> EXERCISE DETAILS: Reproduce every line of the material below, but drop the pictures.

-- BEGIN MATERIAL PROVIDED --

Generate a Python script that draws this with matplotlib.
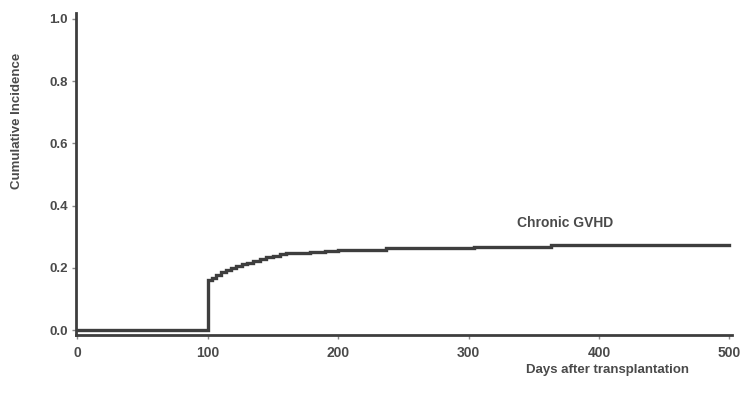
import matplotlib
matplotlib.use("Agg")
import matplotlib.pyplot as plt

# Step-function data
days = [0, 100, 103, 106, 110, 114, 118, 122, 126, 130, 135, 140, 145, 150, 155, 160, 178, 190, 200, 237, 304, 363, 500]
incidence = [0.0, 0.16, 0.168, 0.176, 0.185, 0.193, 0.200, 0.207, 0.212, 0.217, 0.222, 0.228, 0.234,
             0.239, 0.244, 0.247, 0.252, 0.255, 0.258, 0.263, 0.266, 0.272, 0.272]
x_ticks = [0, 100, 200, 300, 400, 500]
y_ticks = [0.0, 0.2, 0.4, 0.6, 0.8, 1.0]
y_tick_labels = ["0.0", "0.2", "0.4", "0.6", "0.8", "1.0"]

plt.rcParams['font.family'] = ['Liberation Sans', 'DejaVu Sans']
text_col = "#4a4a4a"
line_col = "#3e3e3e"

fig = plt.figure(figsize=(7.41, 4.04), dpi=100)
ax = fig.add_axes([0.1026, 0.1715, 0.8854, 0.797])

ax.step(days, incidence, where="post", color=line_col, lw=2.4, solid_joinstyle="miter")

ax.set_xlim(-1, 502)
ax.set_ylim(-0.015, 1.02)
ax.set_xticks(x_ticks)
ax.set_yticks(y_ticks)
ax.set_yticklabels(y_tick_labels)
for s in ["top", "right"]:
    ax.spines[s].set_visible(False)
for s in ["left", "bottom"]:
    ax.spines[s].set_color(line_col)
    ax.spines[s].set_linewidth(2.0)
ax.tick_params(axis="both", length=3, width=1, color="#888888",
               labelcolor=text_col, pad=4)
ax.tick_params(axis="x", labelsize=10, pad=5)
ax.tick_params(axis="y", labelsize=9.5, pad=3)
for lbl in ax.get_xticklabels() + ax.get_yticklabels():
    lbl.set_fontweight("bold")

fig.text(0.023, 0.70, "Cumulative Incidence", rotation=90, ha="center", va="center",
         fontsize=9.5, fontweight="bold", color=text_col)
fig.text(0.82, 0.084, "Days after transplantation", ha="center", va="center",
         fontsize=9.5, fontweight="bold", color=text_col)
ax.text(374, 0.345, "Chronic GVHD", ha="center", va="center",
        fontsize=10, fontweight="bold", color=text_col)

fig.savefig("out.png", dpi=100)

-- END MATERIAL PROVIDED --

> TASK OUTPUT:
Generate a Python script that draws this with matplotlib.
import matplotlib
matplotlib.use("Agg")
import matplotlib.pyplot as plt

# Step-function data
days = [0, 100, 103, 106, 110, 114, 118, 122, 126, 130, 135, 140, 145, 150, 155, 160, 178, 190, 200, 237, 304, 363, 500]
incidence = [0.0, 0.16, 0.168, 0.176, 0.185, 0.193, 0.200, 0.207, 0.212, 0.217, 0.222, 0.228, 0.234,
             0.239, 0.244, 0.247, 0.252, 0.255, 0.258, 0.263, 0.266, 0.272, 0.272]
x_ticks = [0, 100, 200, 300, 400, 500]
y_ticks = [0.0, 0.2, 0.4, 0.6, 0.8, 1.0]
y_tick_labels = ["0.0", "0.2", "0.4", "0.6", "0.8", "1.0"]

plt.rcParams['font.family'] = ['Liberation Sans', 'DejaVu Sans']
text_col = "#4a4a4a"
line_col = "#3e3e3e"

fig = plt.figure(figsize=(7.41, 4.04), dpi=100)
ax = fig.add_axes([0.1026, 0.1715, 0.8854, 0.797])

ax.step(days, incidence, where="post", color=line_col, lw=2.4, solid_joinstyle="miter")

ax.set_xlim(-1, 502)
ax.set_ylim(-0.015, 1.02)
ax.set_xticks(x_ticks)
ax.set_yticks(y_ticks)
ax.set_yticklabels(y_tick_labels)
for s in ["top", "right"]:
    ax.spines[s].set_visible(False)
for s in ["left", "bottom"]:
    ax.spines[s].set_color(line_col)
    ax.spines[s].set_linewidth(2.0)
ax.tick_params(axis="both", length=3, width=1, color="#888888",
               labelcolor=text_col, pad=4)
ax.tick_params(axis="x", labelsize=10, pad=5)
ax.tick_params(axis="y", labelsize=9.5, pad=3)
for lbl in ax.get_xticklabels() + ax.get_yticklabels():
    lbl.set_fontweight("bold")

fig.text(0.023, 0.70, "Cumulative Incidence", rotation=90, ha="center", va="center",
         fontsize=9.5, fontweight="bold", color=text_col)
fig.text(0.82, 0.084, "Days after transplantation", ha="center", va="center",
         fontsize=9.5, fontweight="bold", color=text_col)
ax.text(374, 0.345, "Chronic GVHD", ha="center", va="center",
        fontsize=10, fontweight="bold", color=text_col)

fig.savefig("out.png", dpi=100)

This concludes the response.